(Charts and diagrams as code)
——————
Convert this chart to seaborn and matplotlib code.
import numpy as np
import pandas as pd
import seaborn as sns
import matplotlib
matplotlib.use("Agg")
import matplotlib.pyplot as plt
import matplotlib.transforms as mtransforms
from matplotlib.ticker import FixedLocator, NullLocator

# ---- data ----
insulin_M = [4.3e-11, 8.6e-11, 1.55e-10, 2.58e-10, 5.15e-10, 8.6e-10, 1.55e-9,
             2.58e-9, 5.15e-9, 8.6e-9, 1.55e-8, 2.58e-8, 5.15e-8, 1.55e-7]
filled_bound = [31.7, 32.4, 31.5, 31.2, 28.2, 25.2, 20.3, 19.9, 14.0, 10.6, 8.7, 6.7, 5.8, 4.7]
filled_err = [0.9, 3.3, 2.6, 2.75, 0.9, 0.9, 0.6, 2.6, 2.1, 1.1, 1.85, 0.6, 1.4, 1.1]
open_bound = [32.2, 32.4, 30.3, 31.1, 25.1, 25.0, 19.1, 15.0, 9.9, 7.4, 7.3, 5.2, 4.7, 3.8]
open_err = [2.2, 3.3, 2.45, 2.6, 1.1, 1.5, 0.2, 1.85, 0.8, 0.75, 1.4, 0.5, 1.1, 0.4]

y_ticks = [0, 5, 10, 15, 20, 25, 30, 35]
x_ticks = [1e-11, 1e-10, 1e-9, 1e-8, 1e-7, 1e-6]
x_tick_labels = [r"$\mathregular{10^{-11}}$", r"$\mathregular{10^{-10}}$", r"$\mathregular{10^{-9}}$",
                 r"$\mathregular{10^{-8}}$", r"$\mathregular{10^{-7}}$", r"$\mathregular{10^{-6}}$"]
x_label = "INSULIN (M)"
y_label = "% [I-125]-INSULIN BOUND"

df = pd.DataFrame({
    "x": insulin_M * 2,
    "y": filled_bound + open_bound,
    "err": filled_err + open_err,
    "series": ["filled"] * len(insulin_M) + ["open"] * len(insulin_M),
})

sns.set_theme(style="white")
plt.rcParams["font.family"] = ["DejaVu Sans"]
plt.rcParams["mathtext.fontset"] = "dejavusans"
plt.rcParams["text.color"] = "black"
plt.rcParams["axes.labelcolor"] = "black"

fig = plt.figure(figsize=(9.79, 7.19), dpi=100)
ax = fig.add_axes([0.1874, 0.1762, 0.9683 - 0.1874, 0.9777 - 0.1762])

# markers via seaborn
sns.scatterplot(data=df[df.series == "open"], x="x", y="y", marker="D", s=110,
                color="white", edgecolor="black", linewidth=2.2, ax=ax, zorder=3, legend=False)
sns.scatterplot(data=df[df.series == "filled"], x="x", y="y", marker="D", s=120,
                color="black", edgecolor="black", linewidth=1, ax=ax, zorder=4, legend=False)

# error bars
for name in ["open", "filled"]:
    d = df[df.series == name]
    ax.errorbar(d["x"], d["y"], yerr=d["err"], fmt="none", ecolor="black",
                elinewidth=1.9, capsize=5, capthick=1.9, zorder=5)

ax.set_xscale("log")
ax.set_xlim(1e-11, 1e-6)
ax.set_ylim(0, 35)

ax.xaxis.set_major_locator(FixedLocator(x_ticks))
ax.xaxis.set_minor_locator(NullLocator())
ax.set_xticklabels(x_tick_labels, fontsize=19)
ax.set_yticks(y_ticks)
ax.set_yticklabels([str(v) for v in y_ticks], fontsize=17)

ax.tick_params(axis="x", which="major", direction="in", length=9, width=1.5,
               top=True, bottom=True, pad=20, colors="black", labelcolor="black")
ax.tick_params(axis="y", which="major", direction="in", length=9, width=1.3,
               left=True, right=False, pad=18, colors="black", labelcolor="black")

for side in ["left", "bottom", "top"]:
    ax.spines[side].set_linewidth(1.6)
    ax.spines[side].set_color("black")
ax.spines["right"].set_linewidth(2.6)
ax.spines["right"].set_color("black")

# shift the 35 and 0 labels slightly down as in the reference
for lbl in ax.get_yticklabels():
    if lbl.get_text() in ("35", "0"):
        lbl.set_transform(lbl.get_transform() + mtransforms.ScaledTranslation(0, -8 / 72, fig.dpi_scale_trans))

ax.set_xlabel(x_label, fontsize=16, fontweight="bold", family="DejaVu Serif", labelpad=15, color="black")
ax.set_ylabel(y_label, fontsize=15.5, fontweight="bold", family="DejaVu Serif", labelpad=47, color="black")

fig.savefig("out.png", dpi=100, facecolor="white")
——————
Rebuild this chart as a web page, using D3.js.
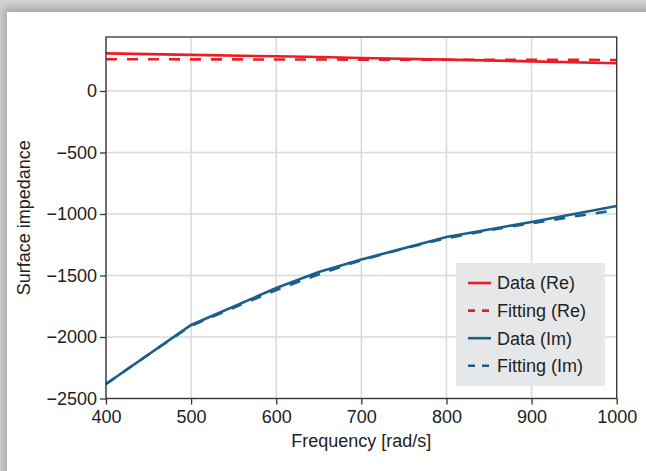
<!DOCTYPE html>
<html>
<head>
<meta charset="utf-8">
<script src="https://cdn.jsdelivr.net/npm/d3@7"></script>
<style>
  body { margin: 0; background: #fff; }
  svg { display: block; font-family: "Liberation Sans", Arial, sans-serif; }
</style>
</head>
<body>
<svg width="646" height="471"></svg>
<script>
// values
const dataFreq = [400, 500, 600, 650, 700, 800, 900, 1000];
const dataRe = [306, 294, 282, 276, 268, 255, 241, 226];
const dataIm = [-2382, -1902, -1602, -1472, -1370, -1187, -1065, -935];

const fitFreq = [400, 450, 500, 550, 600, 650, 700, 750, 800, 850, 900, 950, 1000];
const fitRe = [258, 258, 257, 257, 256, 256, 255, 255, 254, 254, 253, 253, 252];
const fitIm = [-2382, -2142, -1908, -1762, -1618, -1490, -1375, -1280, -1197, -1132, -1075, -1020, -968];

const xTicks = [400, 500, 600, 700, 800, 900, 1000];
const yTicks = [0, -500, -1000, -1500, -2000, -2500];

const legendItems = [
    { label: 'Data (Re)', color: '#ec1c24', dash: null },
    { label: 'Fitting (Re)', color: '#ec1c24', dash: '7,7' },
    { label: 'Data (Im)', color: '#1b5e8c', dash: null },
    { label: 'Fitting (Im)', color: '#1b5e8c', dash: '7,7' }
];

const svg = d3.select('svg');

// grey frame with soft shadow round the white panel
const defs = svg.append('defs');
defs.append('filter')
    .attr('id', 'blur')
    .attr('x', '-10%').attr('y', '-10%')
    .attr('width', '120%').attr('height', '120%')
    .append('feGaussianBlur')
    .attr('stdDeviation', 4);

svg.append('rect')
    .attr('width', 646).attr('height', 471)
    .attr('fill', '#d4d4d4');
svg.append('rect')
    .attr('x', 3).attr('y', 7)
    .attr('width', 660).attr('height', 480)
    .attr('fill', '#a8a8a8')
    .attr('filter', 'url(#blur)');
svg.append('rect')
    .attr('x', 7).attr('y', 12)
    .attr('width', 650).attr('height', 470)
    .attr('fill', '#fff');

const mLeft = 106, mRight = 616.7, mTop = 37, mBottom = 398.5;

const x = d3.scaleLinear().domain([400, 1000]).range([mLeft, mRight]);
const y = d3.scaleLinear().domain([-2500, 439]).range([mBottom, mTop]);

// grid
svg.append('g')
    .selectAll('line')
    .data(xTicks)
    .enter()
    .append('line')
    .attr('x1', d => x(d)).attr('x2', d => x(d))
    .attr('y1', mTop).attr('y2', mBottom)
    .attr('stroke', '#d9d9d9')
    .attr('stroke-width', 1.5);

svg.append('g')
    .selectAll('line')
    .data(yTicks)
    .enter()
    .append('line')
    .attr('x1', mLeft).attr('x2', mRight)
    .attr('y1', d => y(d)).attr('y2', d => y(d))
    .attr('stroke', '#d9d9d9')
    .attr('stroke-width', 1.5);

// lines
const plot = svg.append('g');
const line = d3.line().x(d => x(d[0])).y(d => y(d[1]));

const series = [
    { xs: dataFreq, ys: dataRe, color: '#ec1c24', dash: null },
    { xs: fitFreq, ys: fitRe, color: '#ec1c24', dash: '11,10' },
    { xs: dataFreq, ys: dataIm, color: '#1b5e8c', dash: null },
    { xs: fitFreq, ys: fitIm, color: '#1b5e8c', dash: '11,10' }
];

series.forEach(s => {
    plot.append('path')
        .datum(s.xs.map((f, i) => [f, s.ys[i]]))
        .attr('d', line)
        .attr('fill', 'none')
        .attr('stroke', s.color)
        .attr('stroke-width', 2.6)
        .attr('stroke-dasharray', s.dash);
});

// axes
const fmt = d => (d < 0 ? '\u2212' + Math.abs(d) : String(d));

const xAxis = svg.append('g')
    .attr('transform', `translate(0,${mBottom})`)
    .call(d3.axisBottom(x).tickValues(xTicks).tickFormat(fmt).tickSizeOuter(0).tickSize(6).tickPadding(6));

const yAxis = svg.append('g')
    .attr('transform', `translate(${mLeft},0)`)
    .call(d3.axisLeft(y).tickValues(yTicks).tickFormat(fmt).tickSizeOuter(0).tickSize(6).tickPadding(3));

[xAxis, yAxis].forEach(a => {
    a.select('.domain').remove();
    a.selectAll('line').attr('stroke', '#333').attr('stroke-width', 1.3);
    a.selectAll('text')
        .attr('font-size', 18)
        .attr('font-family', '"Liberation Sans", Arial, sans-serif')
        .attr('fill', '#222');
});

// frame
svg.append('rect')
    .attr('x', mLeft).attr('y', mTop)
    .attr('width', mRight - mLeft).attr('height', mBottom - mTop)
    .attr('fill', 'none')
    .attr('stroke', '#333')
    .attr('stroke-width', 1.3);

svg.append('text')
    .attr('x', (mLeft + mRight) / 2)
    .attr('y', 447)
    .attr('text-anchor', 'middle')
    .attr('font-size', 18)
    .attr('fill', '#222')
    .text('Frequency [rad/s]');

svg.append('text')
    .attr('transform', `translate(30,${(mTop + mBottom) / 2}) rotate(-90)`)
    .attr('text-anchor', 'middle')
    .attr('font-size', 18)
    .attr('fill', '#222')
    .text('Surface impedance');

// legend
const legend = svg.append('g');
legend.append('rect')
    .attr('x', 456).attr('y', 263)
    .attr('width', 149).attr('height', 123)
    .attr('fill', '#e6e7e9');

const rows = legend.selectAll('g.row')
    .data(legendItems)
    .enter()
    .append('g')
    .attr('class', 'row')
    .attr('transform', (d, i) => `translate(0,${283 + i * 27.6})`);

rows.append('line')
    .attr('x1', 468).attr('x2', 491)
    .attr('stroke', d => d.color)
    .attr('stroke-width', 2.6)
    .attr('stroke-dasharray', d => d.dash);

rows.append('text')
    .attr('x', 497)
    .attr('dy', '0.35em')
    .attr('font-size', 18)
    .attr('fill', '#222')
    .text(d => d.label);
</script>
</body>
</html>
——————
The problem: Pictures stay out: repeat exactly only the lines from the one with "Rebuild this chart" through the one with "d3.scaleLinear().domain([-2500, 439]).range([mBottom, mTop]);".

Final result:
Rebuild this chart as a web page, using D3.js.
<!DOCTYPE html>
<html>
<head>
<meta charset="utf-8">
<script src="https://cdn.jsdelivr.net/npm/d3@7"></script>
<style>
  body { margin: 0; background: #fff; }
  svg { display: block; font-family: "Liberation Sans", Arial, sans-serif; }
</style>
</head>
<body>
<svg width="646" height="471"></svg>
<script>
// values
const dataFreq = [400, 500, 600, 650, 700, 800, 900, 1000];
const dataRe = [306, 294, 282, 276, 268, 255, 241, 226];
const dataIm = [-2382, -1902, -1602, -1472, -1370, -1187, -1065, -935];

const fitFreq = [400, 450, 500, 550, 600, 650, 700, 750, 800, 850, 900, 950, 1000];
const fitRe = [258, 258, 257, 257, 256, 256, 255, 255, 254, 254, 253, 253, 252];
const fitIm = [-2382, -2142, -1908, -1762, -1618, -1490, -1375, -1280, -1197, -1132, -1075, -1020, -968];

const xTicks = [400, 500, 600, 700, 800, 900, 1000];
const yTicks = [0, -500, -1000, -1500, -2000, -2500];

const legendItems = [
    { label: 'Data (Re)', color: '#ec1c24', dash: null },
    { label: 'Fitting (Re)', color: '#ec1c24', dash: '7,7' },
    { label: 'Data (Im)', color: '#1b5e8c', dash: null },
    { label: 'Fitting (Im)', color: '#1b5e8c', dash: '7,7' }
];

const svg = d3.select('svg');

// grey frame with soft shadow round the white panel
const defs = svg.append('defs');
defs.append('filter')
    .attr('id', 'blur')
    .attr('x', '-10%').attr('y', '-10%')
    .attr('width', '120%').attr('height', '120%')
    .append('feGaussianBlur')
    .attr('stdDeviation', 4);

svg.append('rect')
    .attr('width', 646).attr('height', 471)
    .attr('fill', '#d4d4d4');
svg.append('rect')
    .attr('x', 3).attr('y', 7)
    .attr('width', 660).attr('height', 480)
    .attr('fill', '#a8a8a8')
    .attr('filter', 'url(#blur)');
svg.append('rect')
    .attr('x', 7).attr('y', 12)
    .attr('width', 650).attr('height', 470)
    .attr('fill', '#fff');

const mLeft = 106, mRight = 616.7, mTop = 37, mBottom = 398.5;

const x = d3.scaleLinear().domain([400, 1000]).range([mLeft, mRight]);
const y = d3.scaleLinear().domain([-2500, 439]).range([mBottom, mTop]);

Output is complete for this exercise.